Your goal: Below is a listing to transcribe in full and exactly; keep the pictures out.

Given information:
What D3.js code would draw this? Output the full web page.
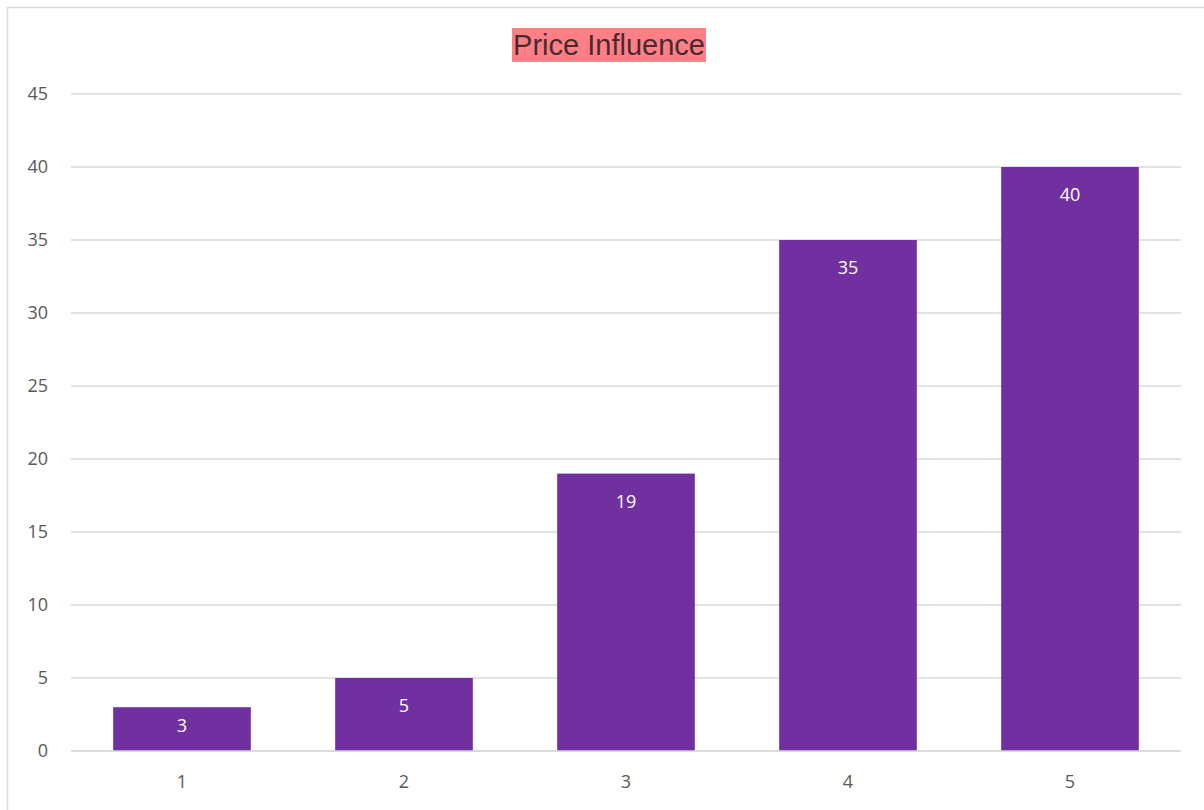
<!DOCTYPE html>
<html><head><meta charset="utf-8">
<script src="https://cdn.jsdelivr.net/npm/d3@7"></script>
<style>body{margin:0;background:#fff}svg{display:block}</style>
</head><body>
<script>
const categories = ["1","2","3","4","5"];
const values = [3,5,19,35,40];
const yTicks = [0,5,10,15,20,25,30,35,40,45];
const title = "Price Influence";

const W=1204,H=810;
const svg=d3.select("body").append("svg").attr("width",W).attr("height",H);
svg.append("rect").attr("x",7.5).attr("y",7.5).attr("width",W).attr("height",H).attr("fill","#fff").attr("stroke","#d9d9d9").attr("stroke-width",1.5);

const x=d3.scaleBand().domain(categories).range([71,1181]).paddingInner(0.38).paddingOuter(0.19);
const y=d3.scaleLinear().domain([0,45]).range([751,94]);

const g=svg.append("g");
g.selectAll("line.grid").data(yTicks).join("line").attr("class","grid")
 .attr("x1",71).attr("x2",1181).attr("y1",d=>y(d)).attr("y2",d=>y(d))
 .attr("stroke","#d9d9d9").attr("stroke-width",1.3);

const yAxis=svg.append("g").attr("transform","translate(71,0)")
 .call(d3.axisLeft(y).tickValues(yTicks).tickSize(0).tickPadding(23));
yAxis.select(".domain").remove();
yAxis.selectAll("text").attr("fill","#595959").style("font-family","'Open Sans',sans-serif").style("font-size","18px");

g.selectAll("rect.bar").data(values).join("rect").attr("class","bar")
 .attr("x",(d,i)=>x(categories[i])).attr("width",x.bandwidth())
 .attr("y",d=>y(d)).attr("height",d=>y(0)-y(d)).attr("fill","#7030A0");

g.selectAll("text.lbl").data(values).join("text").attr("class","lbl")
 .attr("x",(d,i)=>x(categories[i])+x.bandwidth()/2)
 .attr("y",d=>Math.min(y(d)+34,(y(d)+y(0))/2+3))
 .attr("text-anchor","middle").attr("fill","#fff")
 .style("font-family","'Open Sans',sans-serif").style("font-size","18px").text(d=>d);

svg.append("line").attr("x1",71).attr("x2",1181).attr("y1",y(0)).attr("y2",y(0)).attr("stroke","#d9d9d9").attr("stroke-width",1.5);

const xAxis=svg.append("g").attr("transform",`translate(0,${y(0)})`)
 .call(d3.axisBottom(x).tickSize(0).tickPadding(24));
xAxis.select(".domain").remove();
xAxis.selectAll("text").attr("fill","#595959").style("font-family","'Open Sans',sans-serif").style("font-size","18px");

svg.append("rect").attr("x",512).attr("y",28).attr("width",194).attr("height",34).attr("fill","#FF7F86");
svg.append("text").attr("x",609).attr("y",55).attr("text-anchor","middle")
 .attr("fill","#4a2a2e").style("font-family","'Liberation Sans',Arial,sans-serif").style("font-size","29px").text(title);
</script>
</body></html>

Solution to the problem:
What D3.js code would draw this? Output the full web page.
<!DOCTYPE html>
<html><head><meta charset="utf-8">
<script src="https://cdn.jsdelivr.net/npm/d3@7"></script>
<style>body{margin:0;background:#fff}svg{display:block}</style>
</head><body>
<script>
const categories = ["1","2","3","4","5"];
const values = [3,5,19,35,40];
const yTicks = [0,5,10,15,20,25,30,35,40,45];
const title = "Price Influence";

const W=1204,H=810;
const svg=d3.select("body").append("svg").attr("width",W).attr("height",H);
svg.append("rect").attr("x",7.5).attr("y",7.5).attr("width",W).attr("height",H).attr("fill","#fff").attr("stroke","#d9d9d9").attr("stroke-width",1.5);

const x=d3.scaleBand().domain(categories).range([71,1181]).paddingInner(0.38).paddingOuter(0.19);
const y=d3.scaleLinear().domain([0,45]).range([751,94]);

const g=svg.append("g");
g.selectAll("line.grid").data(yTicks).join("line").attr("class","grid")
 .attr("x1",71).attr("x2",1181).attr("y1",d=>y(d)).attr("y2",d=>y(d))
 .attr("stroke","#d9d9d9").attr("stroke-width",1.3);

const yAxis=svg.append("g").attr("transform","translate(71,0)")
 .call(d3.axisLeft(y).tickValues(yTicks).tickSize(0).tickPadding(23));
yAxis.select(".domain").remove();
yAxis.selectAll("text").attr("fill","#595959").style("font-family","'Open Sans',sans-serif").style("font-size","18px");

g.selectAll("rect.bar").data(values).join("rect").attr("class","bar")
 .attr("x",(d,i)=>x(categories[i])).attr("width",x.bandwidth())
 .attr("y",d=>y(d)).attr("height",d=>y(0)-y(d)).attr("fill","#7030A0");

g.selectAll("text.lbl").data(values).join("text").attr("class","lbl")
 .attr("x",(d,i)=>x(categories[i])+x.bandwidth()/2)
 .attr("y",d=>Math.min(y(d)+34,(y(d)+y(0))/2+3))
 .attr("text-anchor","middle").attr("fill","#fff")
 .style("font-family","'Open Sans',sans-serif").style("font-size","18px").text(d=>d);

svg.append("line").attr("x1",71).attr("x2",1181).attr("y1",y(0)).attr("y2",y(0)).attr("stroke","#d9d9d9").attr("stroke-width",1.5);

const xAxis=svg.append("g").attr("transform",`translate(0,${y(0)})`)
 .call(d3.axisBottom(x).tickSize(0).tickPadding(24));
xAxis.select(".domain").remove();
xAxis.selectAll("text").attr("fill","#595959").style("font-family","'Open Sans',sans-serif").style("font-size","18px");

svg.append("rect").attr("x",512).attr("y",28).attr("width",194).attr("height",34).attr("fill","#FF7F86");
svg.append("text").attr("x",609).attr("y",55).attr("text-anchor","middle")
 .attr("fill","#4a2a2e").style("font-family","'Liberation Sans',Arial,sans-serif").style("font-size","29px").text(title);
</script>
</body></html>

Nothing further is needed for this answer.